Le voici en tant que messager auprès de Chunhyang qui, elle, est en compagnie de sa fidèle servante Hyangdan. Celle-ci réplique immédiatement, avant que sa maitresse ne donne de réponse à la proposition de Mongryong transmise par son valet : « Voilà un gentilhomme qui ignore cependant comment se comporter à l’égard d’une demoiselle ! » Quant à la personne concernée, elle sourit et laisse un vers métrique avant de quitter les lieux avec sa servante. Ce petit poème est bien évidemment incompréhensible pour un domestique. Heureusement pour Banja, il est assez court pour qu’il puisse le retenir et le rapporter à son maître :


C’est la mouette qui va vers la mer

C’est le papillon qui va vers une fleur

C’est le crabe qui va vers un trou


L’ayant écouté, le jeune noble, suffisamment cultivé pour le comprendre, saute de joie. La jeune femme l’invite à la rejoindre. Où ? Dans son trou. Par le mot « trou », Monrgyong ayant suivi une éducation confucianiste n’aurait certainement pas entendu autre chose que la maison.
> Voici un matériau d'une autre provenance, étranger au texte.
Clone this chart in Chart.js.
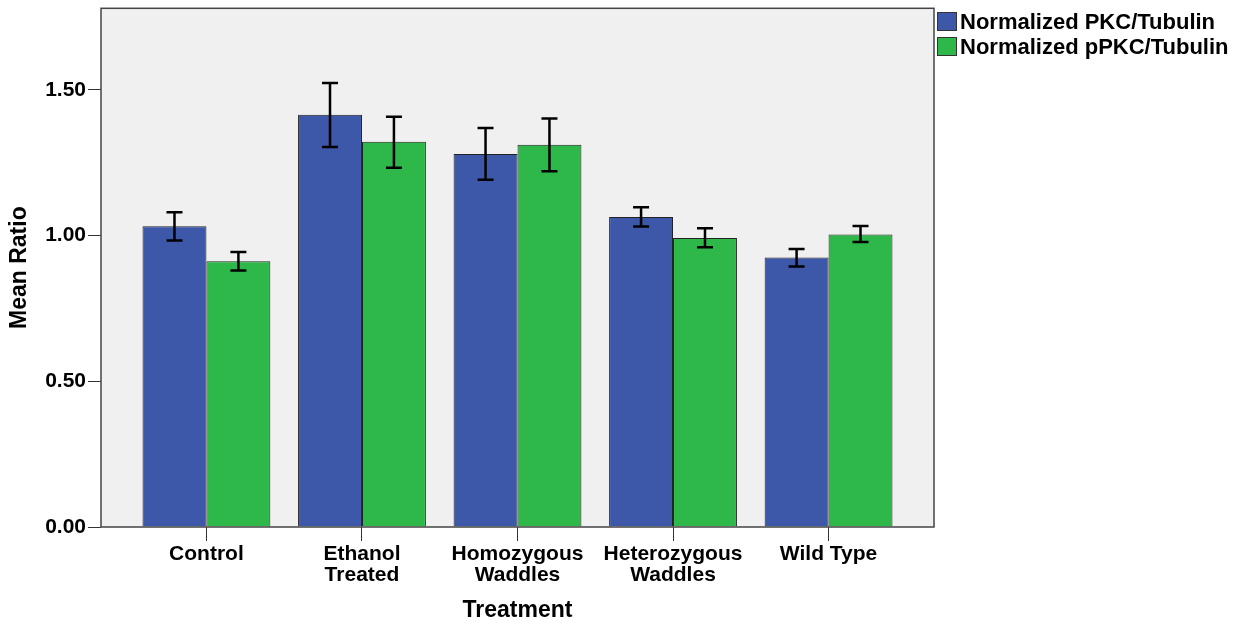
<!DOCTYPE html>
<html>
<head>
<meta charset="utf-8">
<script src="https://cdn.jsdelivr.net/npm/chart.js@4"></script>
<style>
  body { margin: 0; background: #fff; }
  #wrap { width: 1251px; height: 626px; }
</style>
</head>
<body>
<div id="wrap"><canvas id="chart" width="1251" height="626"></canvas></div>
<script>
// ---------- data ----------
const categories = ['Control', ['Ethanol', 'Treated'], ['Homozygous', 'Waddles'], ['Heterozygous', 'Waddles'], 'Wild Type'];
const seriesNames = ['Normalized PKC/Tubulin', 'Normalized pPKC/Tubulin'];
const pkcMean = [1.032, 1.415, 1.280, 1.064, 0.925];
const pkcLow  = [0.983, 1.304, 1.192, 1.031, 0.894];
const pkcHigh = [1.080, 1.524, 1.369, 1.097, 0.954];
const ppkcMean = [0.912, 1.322, 1.312, 0.992, 1.004];
const ppkcLow  = [0.880, 1.233, 1.221, 0.960, 0.978];
const ppkcHigh = [0.944, 1.408, 1.402, 1.025, 1.033];
const yTicks = [0, 0.5, 1.0, 1.5];

const FONT = "Arial, 'Liberation Sans', sans-serif";
const BLUE = '#3d57a9';
const GREEN = '#2fb84a';

// plot background, frame, error bars and legend
const spssLook = {
  id: 'spssLook',
  beforeDraw(chart) {
    const { ctx, chartArea: a } = chart;
    ctx.save();
    ctx.fillStyle = '#f0f0f0';
    ctx.fillRect(a.left, a.top, a.right - a.left, a.bottom - a.top);
    ctx.restore();
  },
  afterDatasetsDraw(chart) {
    const { ctx } = chart;
    const y = chart.scales.y;
    const bars = [[pkcLow, pkcHigh], [ppkcLow, ppkcHigh]];
    ctx.save();
    ctx.strokeStyle = '#000';
    ctx.lineWidth = 2.5;
    bars.forEach((pair, di) => {
      chart.getDatasetMeta(di).data.forEach((bar, i) => {
        const lo = y.getPixelForValue(pair[0][i]);
        const hi = y.getPixelForValue(pair[1][i]);
        ctx.beginPath();
        ctx.moveTo(bar.x, lo); ctx.lineTo(bar.x, hi);
        ctx.moveTo(bar.x - 8, lo); ctx.lineTo(bar.x + 8, lo);
        ctx.moveTo(bar.x - 8, hi); ctx.lineTo(bar.x + 8, hi);
        ctx.stroke();
      });
    });
    ctx.restore();
  },
  afterDraw(chart) {
    const { ctx, chartArea: a } = chart;
    ctx.save();
    ctx.strokeStyle = '#444';
    ctx.lineWidth = 1.5;
    ctx.strokeRect(a.left, a.top, a.right - a.left, a.bottom - a.top);
    // legend
    ctx.font = 'bold 22px ' + FONT;
    ctx.textBaseline = 'middle';
    chart.data.datasets.forEach((ds, i) => {
      const bx = a.right + 3, by = 12 + i * 25;
      ctx.fillStyle = ds.backgroundColor;
      ctx.fillRect(bx, by, 20, 19);
      ctx.strokeStyle = '#333';
      ctx.lineWidth = 1;
      ctx.strokeRect(bx + 0.5, by + 0.5, 19, 18);
      ctx.fillStyle = '#000';
      ctx.fillText(ds.label, bx + 23, by + 11);
    });
    ctx.restore();
  }
};

const ctx = document.getElementById('chart').getContext('2d');
new Chart(ctx, {
  type: 'bar',
  data: {
    datasets: [
      {
        label: seriesNames[0],
        data: pkcMean.map((v, i) => ({ x: i, y: v })),
        backgroundColor: BLUE,
        borderColor: '#222',
        borderWidth: 1
      },
      {
        label: seriesNames[1],
        data: ppkcMean.map((v, i) => ({ x: i, y: v })),
        backgroundColor: GREEN,
        borderColor: '#222',
        borderWidth: 1
      }
    ]
  },
  plugins: [spssLook],
  options: {
    responsive: false,
    animation: false,
    categoryPercentage: 0.822,
    barPercentage: 1.0,
    layout: { padding: { top: 0, right: 317, left: 0, bottom: 0 } },
    plugins: { legend: { display: false }, tooltip: { enabled: false } },
    scales: {
      x: {
        type: 'linear',
        offset: false,
        min: -0.678,
        max: categories.length - 1 + 0.678,
        afterBuildTicks: scale => { scale.ticks = categories.map((c, i) => ({ value: i })); },
        afterFit: scale => { scale.height = 99; },
        grid: { offset: false, drawOnChartArea: false, drawTicks: true, tickLength: 14, color: '#333', lineWidth: 1 },
        border: { display: false },
        ticks: {
          autoSkip: false,
          maxRotation: 0,
          padding: 3,
          color: '#000',
          font: { family: FONT, size: 21, weight: 'bold', lineHeight: 1.0 },
          callback: v => categories[v]
        },
        title: {
          display: true,
          text: 'Treatment',
          color: '#000',
          font: { family: FONT, size: 23, weight: 'bold' },
          padding: { top: 0, bottom: 2 }
        }
      },
      y: {
        min: 0,
        max: 1.78,
        afterBuildTicks: scale => { scale.ticks = yTicks.map(v => ({ value: v })); },
        afterFit: scale => { scale.width = 101; },
        grid: { drawOnChartArea: false, drawTicks: true, tickLength: 13, color: '#333', lineWidth: 1 },
        border: { display: false },
        ticks: {
          padding: 2,
          color: '#000',
          font: { family: FONT, size: 21, weight: 'bold', lineHeight: 0.6 },
          callback: v => v.toFixed(2)
        },
        title: {
          display: true,
          text: 'Mean Ratio',
          color: '#000',
          font: { family: FONT, size: 23, weight: 'bold' },
          padding: { top: 6, bottom: 0 }
        }
      }
    }
  }
});
</script>
</body>
</html>
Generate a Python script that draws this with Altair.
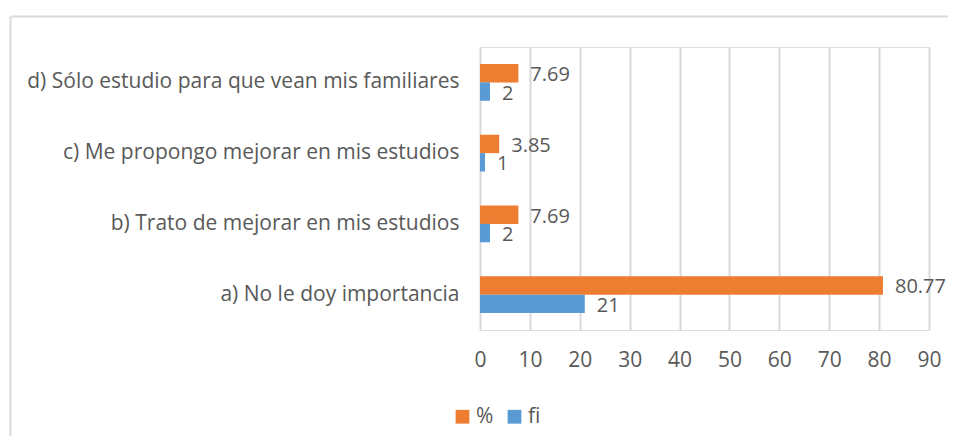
import altair as alt
import pandas as pd

categories = [
    "a) No le doy importancia",
    "b) Trato de mejorar en mis estudios",
    "c) Me propongo mejorar en mis estudios",
    "d) Sólo estudio para que vean mis familiares",
]
fi_values = [21, 2, 1, 2]
pct_values = [80.77, 7.69, 3.85, 7.69]
pct_labels = ["80.77", "7.69", "3.85", "7.69"]
fi_labels = ["21", "2", "1", "2"]
series = ["%", "fi"]
colors = ["#ED7D31", "#5B9BD5"]
x_ticks = [0, 10, 20, 30, 40, 50, 60, 70, 80, 90]

rows = []
for c, p, pl in zip(categories, pct_values, pct_labels):
    rows.append({"cat": c, "serie": "%", "value": p, "label": pl})
for c, f, fl in zip(categories, fi_values, fi_labels):
    rows.append({"cat": c, "serie": "fi", "value": f, "label": fl})
df = pd.DataFrame(rows)

FONT = "Open Sans"
GRAY = "#595959"
FS = 21

y_enc = alt.Y(
    "cat:N",
    sort=list(reversed(categories)),
    scale=alt.Scale(paddingInner=0.48, paddingOuter=0.24),
    axis=alt.Axis(title=None, ticks=False, domain=False, labelPadding=21,
                  labelFontSize=FS, labelColor=GRAY, labelFont=FONT, labelLimit=500),
)
yoff = alt.YOffset("serie:N", sort=series, scale=alt.Scale(domain=series))

x_enc = alt.X(
    "value:Q",
    scale=alt.Scale(domain=[0, 90], nice=False),
    axis=alt.Axis(title=None, values=x_ticks, ticks=False, domain=False,
                  grid=True, gridColor="#d9d9d9", gridWidth=2,
                  labelFlush=False, labelPadding=19, labelFontSize=FS,
                  labelColor=GRAY, labelFont=FONT),
)

base = alt.Chart(df)

bars = base.mark_bar().encode(
    y=y_enc,
    yOffset=yoff,
    x=x_enc,
    color=alt.Color(
        "serie:N",
        scale=alt.Scale(domain=series, range=colors),
        legend=alt.Legend(
            title=None, orient="none", direction="horizontal",
            legendX=-28, legendY=359, symbolType="square", symbolSize=190,
            symbolStrokeWidth=0, labelFontSize=FS, labelColor=GRAY, labelFont=FONT,
            columnPadding=10, labelOffset=3,
        ),
    ),
)

text = base.mark_text(align="left", baseline="middle", dx=12, dy=2,
                      fontSize=20, color=GRAY, font=FONT).encode(
    y=alt.Y("cat:N", sort=list(reversed(categories))),
    yOffset=yoff,
    x="value:Q",
    text="label:N",
)

frame_df = pd.DataFrame({"k": [0]})
top_line = alt.Chart(frame_df).mark_rule(color="#d9d9d9", strokeWidth=2).encode(
    x=alt.value(-469.5), x2=alt.value(600), y=alt.value(-30.5)
)
left_line = alt.Chart(frame_df).mark_rule(color="#d9d9d9", strokeWidth=2).encode(
    x=alt.value(-469.5), y=alt.value(-30.5), y2=alt.value(500)
)

chart = alt.layer(bars, text, top_line, left_line).properties(
    width=449, height=283,
    autosize=alt.AutoSizeParams(type="none"),
    padding={"left": 472, "top": 39, "right": 19, "bottom": 106},
).configure_view(stroke=None).configure(background="white")

chart.save("out.html", embed_options={"renderer": "svg", "actions": False})
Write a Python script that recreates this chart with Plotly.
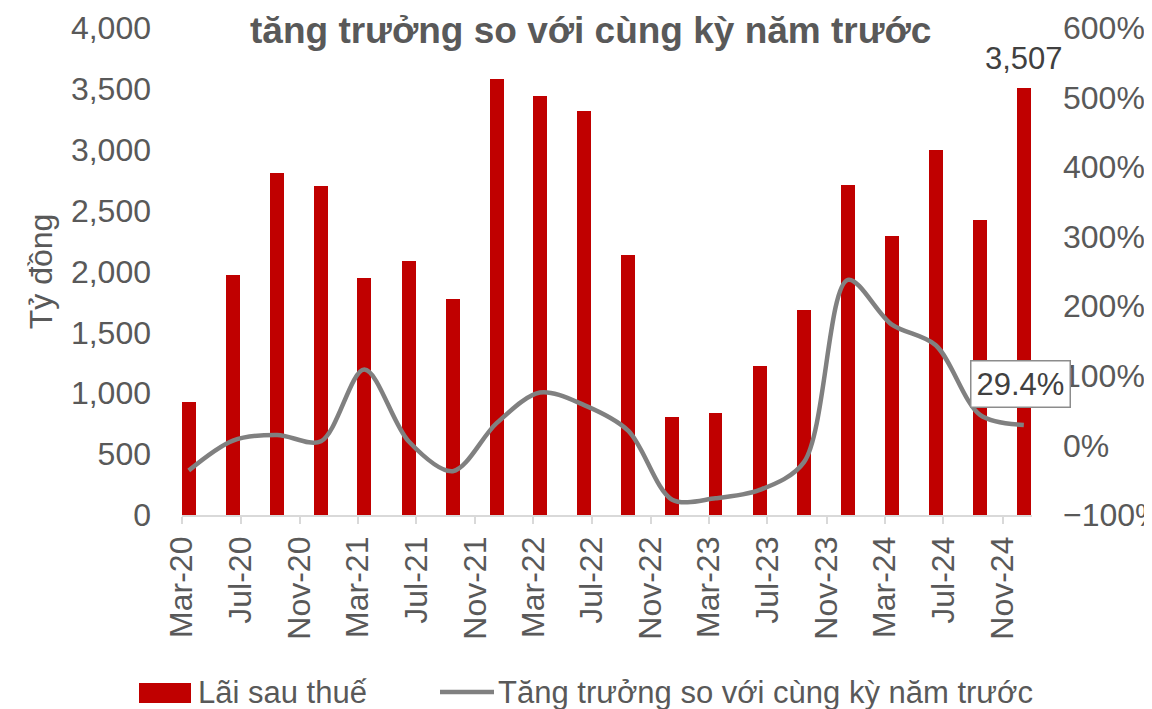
import plotly.graph_objects as go

quarters = ["2020-03-15", "2020-06-15", "2020-09-15", "2020-12-15",
            "2021-03-15", "2021-06-15", "2021-09-15", "2021-12-15",
            "2022-03-15", "2022-06-15", "2022-09-15", "2022-12-15",
            "2023-03-15", "2023-06-15", "2023-09-15", "2023-12-15",
            "2024-03-15", "2024-06-15", "2024-09-15", "2024-12-15"]
profit = [930, 1970, 2810, 2700, 1950, 2090, 1775, 3580, 3440, 3320,
          2135, 805, 838, 1224, 1684, 2710, 2292, 2998, 2423, 3507]
growth = [-36, 7, 15, 6, 109, 6, -37, 32, 76, 58,
          21, -78, -76, -64, -24, 238, 174, 144, 44, 29.4]

series_bar = "Lãi sau thuế"
series_line = "Tăng trưởng so với cùng kỳ năm trước"
title_text = "tăng trưởng so với cùng kỳ năm trước"
y_title = "Tỷ đồng"

FONT = "Liberation Sans"
GREY = "#595959"
DARK = "#404040"
RED = "#C00000"
LINE_GREY = "#808080"
DAY_MS = 86400000
FS = 32

fig = go.Figure()
fig.add_trace(go.Bar(
    x=quarters, y=profit, name=series_bar,
    marker=dict(color=RED, line=dict(width=0)),
    width=29 * DAY_MS,
    yaxis="y",
))
fig.add_trace(go.Scatter(
    x=quarters, y=growth, name=series_line, mode="lines",
    line=dict(color=LINE_GREY, width=4.5, shape="spline", smoothing=0.9),
    yaxis="y2",
))

# data label on last bar
fig.add_annotation(x=quarters[-1], y=profit[-1], xref="x", yref="y",
                   text=f"{profit[-1]:,}", showarrow=False,
                   yanchor="middle", yshift=30,
                   font=dict(family=FONT, size=31, color=DARK))
# data label on last growth point
fig.add_annotation(x=quarters[-1], y=growth[-1], xref="x", yref="y2",
                   text=f"{growth[-1]}%", showarrow=False,
                   xshift=-3, yshift=41,
                   bgcolor="white", bordercolor="#8c8c8c", borderwidth=1.5,
                   borderpad=5,
                   font=dict(family=FONT, size=31, color=DARK))
# title
fig.add_annotation(x=0.48, y=1, xref="paper", yref="paper",
                   text=f"<b>{title_text}</b>", showarrow=False,
                   yanchor="top", yshift=20,
                   font=dict(family=FONT, size=37, color=GREY))

# manual legend (large symbols as in the reference); coordinates in page pixels
def px_x(px):
    return (px - 182) / 850.0

def px_y(py):
    return (515 - py) / 487.0

fig.add_shape(type="rect", xref="paper", yref="paper",
              x0=px_x(139), x1=px_x(191), y0=px_y(703), y1=px_y(683),
              fillcolor=RED, line=dict(width=0))
fig.add_annotation(x=px_x(196), y=px_y(692), xref="paper", yref="paper",
                   text=series_bar, showarrow=False, xanchor="left", yanchor="middle",
                   font=dict(family=FONT, size=31, color=GREY))
fig.add_shape(type="line", xref="paper", yref="paper",
              x0=px_x(440), x1=px_x(494), y0=px_y(692), y1=px_y(692),
              line=dict(color=LINE_GREY, width=4.5))
fig.add_annotation(x=px_x(496), y=px_y(692), xref="paper", yref="paper",
                   text=series_line, showarrow=False, xanchor="left", yanchor="middle",
                   font=dict(family=FONT, size=31, color=GREY))

# page has an 8px body margin: plot area should sit at page x 182-1032, y 28-515
fig.update_layout(
    width=1152, height=709,
    margin=dict(l=174, r=128, t=20, b=202, autoexpand=False),
    paper_bgcolor="white", plot_bgcolor="white",
    font=dict(family=FONT, size=FS, color=GREY),
    bargap=0,
    showlegend=False,
    xaxis=dict(
        type="date", automargin=False,
        range=["2020-03-01", "2025-01-01"],
        tick0="2020-03-01", dtick="M4", tickformat="%b-%y",
        tickangle=-90,
        showgrid=False, zeroline=False,
        showline=True, linecolor="#d9d9d9", linewidth=1.5,
        ticks="outside", ticklen=7, tickcolor="#d9d9d9", tickwidth=1.5,
        tickfont=dict(family=FONT, size=FS, color=GREY),
    ),
    yaxis=dict(
        range=[0, 4000], dtick=500, tickformat=",", automargin=False,
        showgrid=False, zeroline=False, showline=False,
        tickfont=dict(family=FONT, size=FS, color=GREY),
        ticklabelstandoff=30,
        title=dict(text=y_title, font=dict(family=FONT, size=FS, color=GREY),
                   standoff=8),
    ),
    yaxis2=dict(
        range=[-100, 600], dtick=100, ticksuffix="%", automargin=False,
        overlaying="y", side="right",
        showgrid=False, zeroline=False, showline=False,
        tickfont=dict(family=FONT, size=FS, color=GREY),
        ticklabelstandoff=30,
    ),
)

fig.write_html("out.html")
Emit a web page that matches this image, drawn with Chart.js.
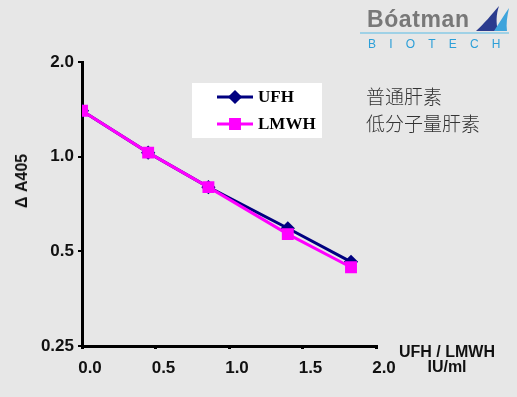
<!DOCTYPE html>
<html>
<head>
<meta charset="utf-8">
<script src="https://cdn.jsdelivr.net/npm/chart.js@4/dist/chart.umd.min.js"></script>
<style>
  html, body { margin: 0; padding: 0; background: #e7e7e7; }
  #wrap { position: relative; width: 517px; height: 397px; overflow: hidden; background: #e7e7e7; }
  canvas { position: absolute; left: 0; top: 0; }
  .txt { position: absolute; white-space: nowrap; }
  .cn { font-family: "Noto Sans CJK SC", sans-serif; font-size: 19px; color: #333; font-weight: 300; line-height: 1; }
  .unit { font-family: "Liberation Sans", Arial, sans-serif; font-weight: bold; font-size: 16px; color: #111; text-align: center; line-height: 1; }
  .ytitle { font-family: "Liberation Sans", Arial, sans-serif; font-weight: bold; font-size: 16px; color: #111; line-height: 1; transform: translate(-50%, -50%) rotate(-90deg); }
  .logo1 { font-family: "Liberation Sans", Arial, sans-serif; font-weight: bold; font-size: 23px; color: #787878; letter-spacing: 0.6px; line-height: 1; }
  .logo2 { font-family: "Liberation Sans", Arial, sans-serif; font-size: 12px; color: #2c9fd8; letter-spacing: 13.2px; line-height: 1; }
</style>
</head>
<body>
<div id="wrap">
  <canvas id="c" width="517" height="397"></canvas>
  <div class="txt logo1" style="left:367px; top:8px;">Bóatman</div>
  <svg style="position:absolute; left:474px; top:5px;" width="36" height="27" viewBox="0 0 36 27">
    <path d="M2 26 C10 19 18 9 25 1 C22 10 22 18 24 26 Z" fill="#2b3b8e"/>
    <path d="M20 26 C26 17 30 10 35 3 C33 12 32 19 33 26 Z" fill="#3ea4dc"/>
  </svg>
  <div style="position:absolute; left:360px; top:32px; width:149px; height:2px; background:#9fd1e6;"></div>
  <div class="txt logo2" style="left:368px; top:38px;">BIOTECH</div>
  <div class="txt cn" style="left:366px; top:86px;">普通肝素</div>
  <div class="txt cn" style="left:366px; top:113px;">低分子量肝素</div>
  <div class="txt unit" style="left:397px; top:344px; width:100px;">UFH / LMWH</div>
  <div class="txt unit" style="left:397px; top:359px; width:100px;">IU/ml</div>
  <div class="txt ytitle" style="left:22px; top:181px;">Δ A405</div>
</div>
<script>
// ---- data ----
const doses = [0, 0.45, 0.86, 1.4, 1.83];          // IU/ml
const ufhValues = [1.40, 1.03, 0.80, 0.592, 0.463]; // Δ A405
const lmwhValues = [1.40, 1.03, 0.80, 0.567, 0.445];
const xTickValues = [0, 0.5, 1.0, 1.5, 2.0];
const xTickLabels = ['0.0', '0.5', '1.0', '1.5', '2.0'];
const yTickValues = [0.25, 0.5, 1.0, 2.0];
const yTickLabels = ['0.25', '0.5', '1.0', '2.0'];
const seriesNames = ['UFH', 'LMWH'];

const toPts = (vals) => doses.map((d, i) => ({ x: d, y: vals[i] }));

const legendPlugin = {
  id: 'boxLegend',
  afterDraw(chart) {
    const ctx = chart.ctx;
    ctx.save();
    ctx.fillStyle = '#ffffff';
    ctx.fillRect(192, 83, 130, 55);
    chart.data.datasets.forEach((ds, i) => {
      const y = 97 + i * 27;
      ctx.strokeStyle = ds.borderColor;
      ctx.lineWidth = 3;
      ctx.beginPath();
      ctx.moveTo(217, y);
      ctx.lineTo(253, y);
      ctx.stroke();
      Chart.helpers.drawPoint(ctx, {
        pointStyle: ds.pointStyle, radius: ds.pointRadius, borderWidth: 1
      }, 235, y);
      ctx.fillStyle = ds.borderColor;
      ctx.fill();
      ctx.fillStyle = '#000';
      ctx.font = 'bold 17px "Liberation Serif", "Times New Roman", serif';
      ctx.textBaseline = 'middle';
      ctx.textAlign = 'left';
      ctx.fillText(ds.label, 258, y + 1);
    });
    ctx.restore();
  }
};

new Chart(document.getElementById('c'), {
  type: 'line',
  data: {
    datasets: [
      {
        label: seriesNames[0],
        data: toPts(ufhValues),
        borderColor: '#000080',
        backgroundColor: '#000080',
        pointBackgroundColor: '#000080',
        pointBorderColor: '#000080',
        pointStyle: 'rectRot',
        pointRadius: 5,
        borderWidth: 3,
        tension: 0,
        order: 1
      },
      {
        label: seriesNames[1],
        data: toPts(lmwhValues),
        borderColor: '#ff00ff',
        backgroundColor: '#ff00ff',
        pointBackgroundColor: '#ff00ff',
        pointBorderColor: '#ff00ff',
        pointStyle: 'rect',
        pointRadius: 6.3,
        borderWidth: 3,
        tension: 0,
        order: 0
      }
    ]
  },
  options: {
    responsive: false,
    animation: false,
    events: [],
    layout: { padding: { left: 0, top: 62, right: 141, bottom: 21 } },
    plugins: { legend: { display: false }, tooltip: { enabled: false } },
    scales: {
      x: {
        type: 'linear',
        min: 0,
        max: 2,
        afterFit(s) { s.height = 30; },
        afterBuildTicks(s) { s.ticks = xTickValues.map(v => ({ value: v })); },
        ticks: {
          callback: (v) => xTickLabels[xTickValues.indexOf(v)] ?? '',
          color: '#111',
          font: { family: '"Liberation Sans", Arial, sans-serif', weight: 'bold', size: 17 },
          padding: 9,
          labelOffset: 8,
          maxRotation: 0
        },
        grid: { display: true, drawOnChartArea: false, drawTicks: true, tickLength: 3, color: '#000', lineWidth: 3 },
        border: { display: true, color: '#000', width: 3 }
      },
      y: {
        type: 'logarithmic',
        min: 0.25,
        max: 2,
        afterFit(s) { s.width = 82; },
        afterBuildTicks(s) { s.ticks = yTickValues.map(v => ({ value: v })); },
        ticks: {
          callback: (v) => yTickLabels[yTickValues.indexOf(v)] ?? '',
          color: '#111',
          font: { family: '"Liberation Sans", Arial, sans-serif', weight: 'bold', size: 17 },
          padding: 4
        },
        grid: { display: true, drawOnChartArea: false, drawTicks: true, tickLength: 4, color: '#000', lineWidth: 2 },
        border: { display: true, color: '#000', width: 3 }
      }
    }
  },
  plugins: [legendPlugin]
});
</script>
</body>
</html>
En effet, il interroge immédiatement son valet : « Où habite-t-elle ? ». Alors que Bangja lui explique le chemin, un chant folklorique reproduit ce passage de façon à attribuer les explications à Chunhyang elle-même, histoire d’insister sur l’audace d’une jeune femme qui invite un inconnu dans sa demeure. 


Liste des mélodies de cette semaine

  1. « Jeokseongga » par Kim Chun-su.
  2. Un extrait du « Chant de Chunhyang » : Chunhyang à la balançoire, chanté par Kim So-hee.
  3. Le « Petit chant de Chunhyang » par An Jung-a.